*Goal*
Starting with the first line of the listing, quote each line exactly until and including the one with "var fiberY = [3.035, 3.035, 0.838, 0.838, 0.45, 0.45];", leaving pictures out.

*Information shown*
▽
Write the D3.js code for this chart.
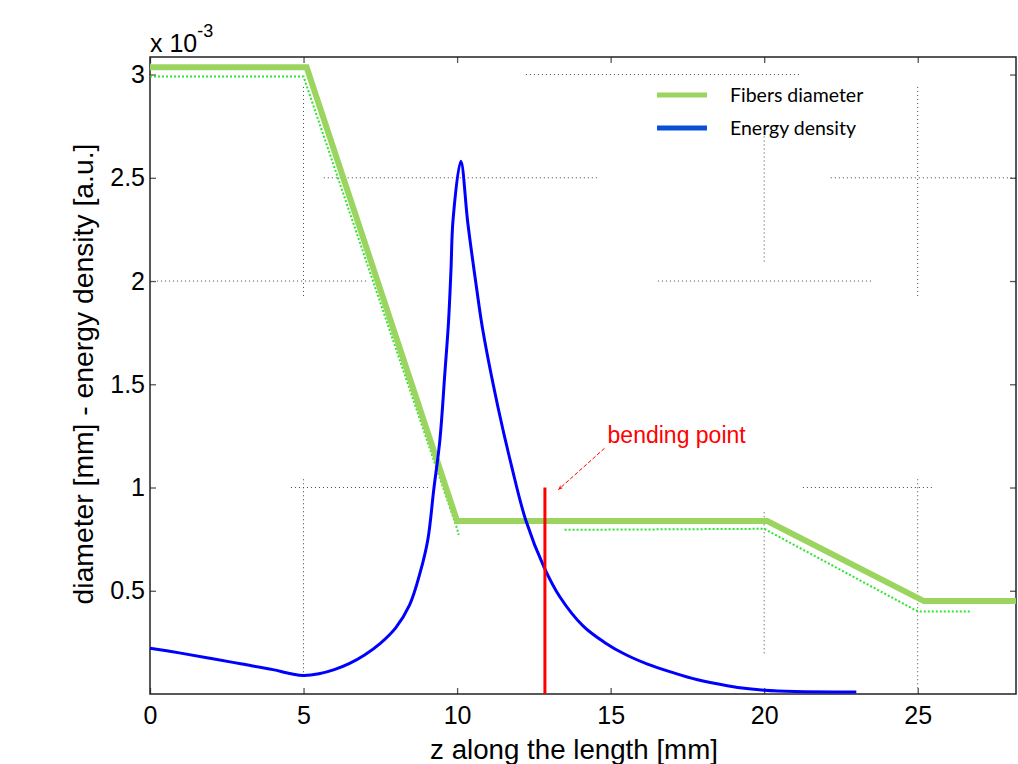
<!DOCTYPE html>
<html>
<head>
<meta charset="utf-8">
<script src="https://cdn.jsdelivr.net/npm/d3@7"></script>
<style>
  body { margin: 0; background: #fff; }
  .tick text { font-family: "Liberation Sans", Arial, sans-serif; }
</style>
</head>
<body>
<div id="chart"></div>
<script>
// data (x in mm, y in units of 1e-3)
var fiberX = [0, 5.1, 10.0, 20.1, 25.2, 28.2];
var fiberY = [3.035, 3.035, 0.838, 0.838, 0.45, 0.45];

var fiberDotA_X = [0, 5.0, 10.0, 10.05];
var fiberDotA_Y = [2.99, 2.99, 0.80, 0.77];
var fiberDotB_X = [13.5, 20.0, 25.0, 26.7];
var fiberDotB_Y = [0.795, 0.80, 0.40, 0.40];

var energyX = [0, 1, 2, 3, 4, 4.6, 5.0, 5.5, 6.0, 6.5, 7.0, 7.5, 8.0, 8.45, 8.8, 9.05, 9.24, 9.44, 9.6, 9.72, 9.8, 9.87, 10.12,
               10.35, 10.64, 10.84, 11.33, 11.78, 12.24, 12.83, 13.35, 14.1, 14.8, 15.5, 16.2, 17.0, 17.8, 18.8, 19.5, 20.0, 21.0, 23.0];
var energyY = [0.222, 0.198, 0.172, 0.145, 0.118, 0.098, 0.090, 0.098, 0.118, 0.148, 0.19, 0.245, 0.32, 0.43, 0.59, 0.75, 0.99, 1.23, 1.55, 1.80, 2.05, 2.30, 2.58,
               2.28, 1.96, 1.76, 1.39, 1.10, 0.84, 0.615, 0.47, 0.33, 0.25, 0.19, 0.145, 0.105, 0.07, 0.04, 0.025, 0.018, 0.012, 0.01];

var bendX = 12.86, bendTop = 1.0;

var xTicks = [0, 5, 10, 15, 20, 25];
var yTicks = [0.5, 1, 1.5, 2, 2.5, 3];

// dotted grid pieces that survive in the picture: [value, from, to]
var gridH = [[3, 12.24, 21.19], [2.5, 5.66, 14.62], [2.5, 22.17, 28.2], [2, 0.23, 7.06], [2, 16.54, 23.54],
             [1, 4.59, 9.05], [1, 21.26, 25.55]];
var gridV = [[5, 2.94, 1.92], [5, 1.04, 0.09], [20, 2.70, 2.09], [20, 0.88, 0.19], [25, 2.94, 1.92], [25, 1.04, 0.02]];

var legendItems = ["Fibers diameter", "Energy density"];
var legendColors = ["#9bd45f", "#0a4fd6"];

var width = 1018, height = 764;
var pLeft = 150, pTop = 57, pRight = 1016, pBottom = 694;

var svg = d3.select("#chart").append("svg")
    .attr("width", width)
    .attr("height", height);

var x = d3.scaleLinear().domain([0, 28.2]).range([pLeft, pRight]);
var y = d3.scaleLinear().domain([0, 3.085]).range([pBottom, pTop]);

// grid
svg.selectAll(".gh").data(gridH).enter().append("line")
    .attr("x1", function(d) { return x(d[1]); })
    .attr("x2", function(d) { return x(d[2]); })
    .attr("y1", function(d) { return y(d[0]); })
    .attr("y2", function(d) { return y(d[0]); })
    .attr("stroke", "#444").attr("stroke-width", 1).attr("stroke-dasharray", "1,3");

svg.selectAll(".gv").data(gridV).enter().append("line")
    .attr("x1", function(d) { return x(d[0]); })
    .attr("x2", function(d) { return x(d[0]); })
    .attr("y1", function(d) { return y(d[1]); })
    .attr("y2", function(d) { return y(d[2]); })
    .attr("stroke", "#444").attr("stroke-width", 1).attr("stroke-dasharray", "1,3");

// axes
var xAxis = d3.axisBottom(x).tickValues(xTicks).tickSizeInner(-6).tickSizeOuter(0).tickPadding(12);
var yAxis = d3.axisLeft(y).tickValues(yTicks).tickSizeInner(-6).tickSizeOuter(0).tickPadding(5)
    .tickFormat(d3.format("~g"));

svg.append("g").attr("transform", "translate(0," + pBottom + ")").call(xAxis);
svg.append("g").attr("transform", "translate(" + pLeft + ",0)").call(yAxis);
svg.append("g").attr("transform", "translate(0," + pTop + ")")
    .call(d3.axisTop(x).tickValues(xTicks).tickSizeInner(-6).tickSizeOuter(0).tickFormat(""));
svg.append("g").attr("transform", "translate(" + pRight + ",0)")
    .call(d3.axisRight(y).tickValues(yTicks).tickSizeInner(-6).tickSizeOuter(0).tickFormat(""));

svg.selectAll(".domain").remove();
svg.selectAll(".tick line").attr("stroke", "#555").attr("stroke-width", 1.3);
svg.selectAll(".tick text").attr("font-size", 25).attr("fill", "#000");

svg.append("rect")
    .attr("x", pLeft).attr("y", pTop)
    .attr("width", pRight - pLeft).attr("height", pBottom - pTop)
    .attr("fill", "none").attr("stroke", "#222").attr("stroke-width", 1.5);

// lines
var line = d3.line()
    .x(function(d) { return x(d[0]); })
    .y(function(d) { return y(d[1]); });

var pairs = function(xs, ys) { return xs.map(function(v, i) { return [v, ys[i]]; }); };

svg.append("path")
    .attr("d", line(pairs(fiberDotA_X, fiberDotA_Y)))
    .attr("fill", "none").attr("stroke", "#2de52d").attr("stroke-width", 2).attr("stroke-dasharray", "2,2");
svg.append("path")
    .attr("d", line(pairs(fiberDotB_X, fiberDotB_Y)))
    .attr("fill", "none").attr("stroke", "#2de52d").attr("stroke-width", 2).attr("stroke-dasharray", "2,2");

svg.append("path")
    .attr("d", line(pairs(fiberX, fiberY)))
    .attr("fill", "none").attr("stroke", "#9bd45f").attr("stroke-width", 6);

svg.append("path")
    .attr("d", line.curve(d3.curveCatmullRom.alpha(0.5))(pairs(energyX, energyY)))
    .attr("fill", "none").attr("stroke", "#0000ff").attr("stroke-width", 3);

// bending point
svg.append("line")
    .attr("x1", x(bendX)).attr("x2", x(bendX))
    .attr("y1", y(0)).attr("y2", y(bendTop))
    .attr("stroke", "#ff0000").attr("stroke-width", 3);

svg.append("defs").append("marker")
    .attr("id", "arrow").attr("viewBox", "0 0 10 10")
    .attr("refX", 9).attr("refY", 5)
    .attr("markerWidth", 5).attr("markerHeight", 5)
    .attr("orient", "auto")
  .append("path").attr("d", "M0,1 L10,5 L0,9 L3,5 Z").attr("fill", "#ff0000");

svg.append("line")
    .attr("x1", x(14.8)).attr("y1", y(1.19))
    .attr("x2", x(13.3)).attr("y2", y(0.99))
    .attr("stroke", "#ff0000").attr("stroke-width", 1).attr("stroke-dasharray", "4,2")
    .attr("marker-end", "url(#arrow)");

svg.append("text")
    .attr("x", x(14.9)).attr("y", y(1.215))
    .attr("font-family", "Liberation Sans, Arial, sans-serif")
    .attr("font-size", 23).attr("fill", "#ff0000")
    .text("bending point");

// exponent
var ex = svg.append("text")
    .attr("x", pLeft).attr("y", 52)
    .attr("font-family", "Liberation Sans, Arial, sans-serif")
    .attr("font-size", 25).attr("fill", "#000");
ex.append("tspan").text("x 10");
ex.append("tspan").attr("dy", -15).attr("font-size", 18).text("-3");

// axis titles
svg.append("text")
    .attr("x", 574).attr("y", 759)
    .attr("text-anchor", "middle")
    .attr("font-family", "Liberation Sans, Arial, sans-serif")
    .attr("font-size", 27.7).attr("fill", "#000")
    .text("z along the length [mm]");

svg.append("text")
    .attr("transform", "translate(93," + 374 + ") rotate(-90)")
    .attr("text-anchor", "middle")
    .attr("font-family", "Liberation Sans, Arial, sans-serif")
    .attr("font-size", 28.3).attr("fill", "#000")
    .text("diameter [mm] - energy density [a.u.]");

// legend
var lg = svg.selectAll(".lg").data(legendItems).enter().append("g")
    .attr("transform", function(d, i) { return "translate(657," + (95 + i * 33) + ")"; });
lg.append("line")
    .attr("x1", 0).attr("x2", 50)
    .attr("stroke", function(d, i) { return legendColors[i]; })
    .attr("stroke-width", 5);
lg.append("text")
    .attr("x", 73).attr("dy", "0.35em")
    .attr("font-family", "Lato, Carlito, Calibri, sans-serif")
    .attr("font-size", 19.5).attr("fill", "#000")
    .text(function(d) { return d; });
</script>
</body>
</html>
△
*Full answer*
Write the D3.js code for this chart.
<!DOCTYPE html>
<html>
<head>
<meta charset="utf-8">
<script src="https://cdn.jsdelivr.net/npm/d3@7"></script>
<style>
  body { margin: 0; background: #fff; }
  .tick text { font-family: "Liberation Sans", Arial, sans-serif; }
</style>
</head>
<body>
<div id="chart"></div>
<script>
// data (x in mm, y in units of 1e-3)
var fiberX = [0, 5.1, 10.0, 20.1, 25.2, 28.2];
var fiberY = [3.035, 3.035, 0.838, 0.838, 0.45, 0.45];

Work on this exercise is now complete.